_Prompt_
Transcribe each line of the material as it is, and drop any picture.

-- -- --

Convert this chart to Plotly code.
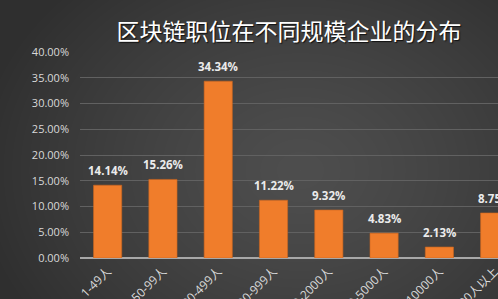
import base64
import struct
import zlib

import numpy as np
import plotly.graph_objects as go

# Company-size buckets and share of blockchain job postings (%)
categories = ["1-49人", "50-99人", "100-499人", "500-999人",
              "1000-2000人", "2000-5000人", "5000-10000人", "10000人以上"]
shares = [14.14, 15.26, 34.34, 11.22, 9.32, 4.83, 2.13, 8.75]
y_ticks = [0, 5, 10, 15, 20, 25, 30, 35, 40]

W, H = 498, 299
ML, MR, MT, MB = 80, 0, 52, 41
PW, PH = W - ML - MR, H - MT - MB


def gray_png_uri(arr):
    """Encode a 2-D uint8 array as a grayscale PNG data URI."""
    h, w = arr.shape
    raw = b"".join(b"\x00" + arr[r].tobytes() for r in range(h))

    def chunk(tag, data):
        c = struct.pack(">I", len(data)) + tag + data
        return c + struct.pack(">I", zlib.crc32(tag + data) & 0xFFFFFFFF)

    png = b"\x89PNG\r\n\x1a\n"
    png += chunk(b"IHDR", struct.pack(">IIBBBBB", w, h, 8, 0, 0, 0, 0))
    png += chunk(b"IDAT", zlib.compress(raw, 9))
    png += chunk(b"IEND", b"")
    return "data:image/png;base64," + base64.b64encode(png).decode()


# soft radial backdrop: lighter toward the middle, darker at the corners
yy, xx = np.mgrid[0:H, 0:W].astype(float)
d = np.sqrt(((xx - 300) / 330) ** 2 + ((yy - 170) / 260) ** 2)
bg = 78 - 31 * np.clip(d, 0, 1) ** 1.3
bg = np.clip(bg, 0, 255).astype(np.uint8)

fig = go.Figure()
fig.add_trace(go.Bar(
    x=categories,
    y=shares,
    marker=dict(color="#F07D2B", line=dict(color="#C9641F", width=0.6)),
    width=0.51,
    hoverinfo="skip",
))

# value labels above each bar
for cat, v in zip(categories, shares):
    fig.add_annotation(
        x=cat, y=v, text=f"{v:.2f}%", showarrow=False,
        yanchor="bottom", yshift=5,
        font=dict(family="Open Sans, Noto Sans CJK SC", size=11.5,
                  color="#EBEBEB", weight="bold"),
    )

fig.add_layout_image(dict(
    source=gray_png_uri(bg),
    xref="paper", yref="paper",
    x=-ML / PW, y=1 + MT / PH,
    sizex=W / PW, sizey=H / PH,
    xanchor="left", yanchor="top",
    sizing="stretch", layer="below",
))

fig.update_layout(
    width=W, height=H,
    margin=dict(l=ML, r=MR, t=MT, b=MB),
    paper_bgcolor="#3A3A3A",
    plot_bgcolor="rgba(0,0,0,0)",
    showlegend=False,
    title=dict(
        text="区块链职位在不同规模企业的分布",
        x=(ML + PW / 2) / W, xanchor="center", xref="container",
        y=1 - 32 / H, yanchor="middle", yref="container",
        font=dict(family="Noto Sans CJK SC", size=23, color="#FFFFFF",
                  shadow="1px 1px 1px #111111"),
    ),
    xaxis=dict(
        type="category",
        range=[-0.5, 7.06],
        tickangle=-45,
        tickfont=dict(family="Open Sans, Noto Sans CJK SC", size=12,
                      color="#D9D9D9"),
        showgrid=False,
        showline=False,
        ticks="",
        ticklabelstandoff=3,
        automargin=False,
    ),
    yaxis=dict(
        range=[0, 40],
        tickvals=y_ticks,
        ticktext=[f"{t:.2f}%" for t in y_ticks],
        tickfont=dict(family="Open Sans, Noto Sans CJK SC", size=11,
                      color="#D9D9D9"),
        showgrid=True,
        gridcolor="#616161",
        gridwidth=1,
        zeroline=True,
        zerolinecolor="#A8A8A8",
        zerolinewidth=1.5,
        ticks="",
        ticklabelstandoff=10,
        automargin=False,
    ),
)

fig.write_html("out.html")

-- -- --

_Exercise result_
Convert this chart to Plotly code.
import base64
import struct
import zlib

import numpy as np
import plotly.graph_objects as go

# Company-size buckets and share of blockchain job postings (%)
categories = ["1-49人", "50-99人", "100-499人", "500-999人",
              "1000-2000人", "2000-5000人", "5000-10000人", "10000人以上"]
shares = [14.14, 15.26, 34.34, 11.22, 9.32, 4.83, 2.13, 8.75]
y_ticks = [0, 5, 10, 15, 20, 25, 30, 35, 40]

W, H = 498, 299
ML, MR, MT, MB = 80, 0, 52, 41
PW, PH = W - ML - MR, H - MT - MB


def gray_png_uri(arr):
    """Encode a 2-D uint8 array as a grayscale PNG data URI."""
    h, w = arr.shape
    raw = b"".join(b"\x00" + arr[r].tobytes() for r in range(h))

    def chunk(tag, data):
        c = struct.pack(">I", len(data)) + tag + data
        return c + struct.pack(">I", zlib.crc32(tag + data) & 0xFFFFFFFF)

    png = b"\x89PNG\r\n\x1a\n"
    png += chunk(b"IHDR", struct.pack(">IIBBBBB", w, h, 8, 0, 0, 0, 0))
    png += chunk(b"IDAT", zlib.compress(raw, 9))
    png += chunk(b"IEND", b"")
    return "data:image/png;base64," + base64.b64encode(png).decode()


# soft radial backdrop: lighter toward the middle, darker at the corners
yy, xx = np.mgrid[0:H, 0:W].astype(float)
d = np.sqrt(((xx - 300) / 330) ** 2 + ((yy - 170) / 260) ** 2)
bg = 78 - 31 * np.clip(d, 0, 1) ** 1.3
bg = np.clip(bg, 0, 255).astype(np.uint8)

fig = go.Figure()
fig.add_trace(go.Bar(
    x=categories,
    y=shares,
    marker=dict(color="#F07D2B", line=dict(color="#C9641F", width=0.6)),
    width=0.51,
    hoverinfo="skip",
))

# value labels above each bar
for cat, v in zip(categories, shares):
    fig.add_annotation(
        x=cat, y=v, text=f"{v:.2f}%", showarrow=False,
        yanchor="bottom", yshift=5,
        font=dict(family="Open Sans, Noto Sans CJK SC", size=11.5,
                  color="#EBEBEB", weight="bold"),
    )

fig.add_layout_image(dict(
    source=gray_png_uri(bg),
    xref="paper", yref="paper",
    x=-ML / PW, y=1 + MT / PH,
    sizex=W / PW, sizey=H / PH,
    xanchor="left", yanchor="top",
    sizing="stretch", layer="below",
))

fig.update_layout(
    width=W, height=H,
    margin=dict(l=ML, r=MR, t=MT, b=MB),
    paper_bgcolor="#3A3A3A",
    plot_bgcolor="rgba(0,0,0,0)",
    showlegend=False,
    title=dict(
        text="区块链职位在不同规模企业的分布",
        x=(ML + PW / 2) / W, xanchor="center", xref="container",
        y=1 - 32 / H, yanchor="middle", yref="container",
        font=dict(family="Noto Sans CJK SC", size=23, color="#FFFFFF",
                  shadow="1px 1px 1px #111111"),
    ),
    xaxis=dict(
        type="category",
        range=[-0.5, 7.06],
        tickangle=-45,
        tickfont=dict(family="Open Sans, Noto Sans CJK SC", size=12,
                      color="#D9D9D9"),
        showgrid=False,
        showline=False,
        ticks="",
        ticklabelstandoff=3,
        automargin=False,
    ),
    yaxis=dict(
        range=[0, 40],
        tickvals=y_ticks,
        ticktext=[f"{t:.2f}%" for t in y_ticks],
        tickfont=dict(family="Open Sans, Noto Sans CJK SC", size=11,
                      color="#D9D9D9"),
        showgrid=True,
        gridcolor="#616161",
        gridwidth=1,
        zeroline=True,
        zerolinecolor="#A8A8A8",
        zerolinewidth=1.5,
        ticks="",
        ticklabelstandoff=10,
        automargin=False,
    ),
)

fig.write_html("out.html")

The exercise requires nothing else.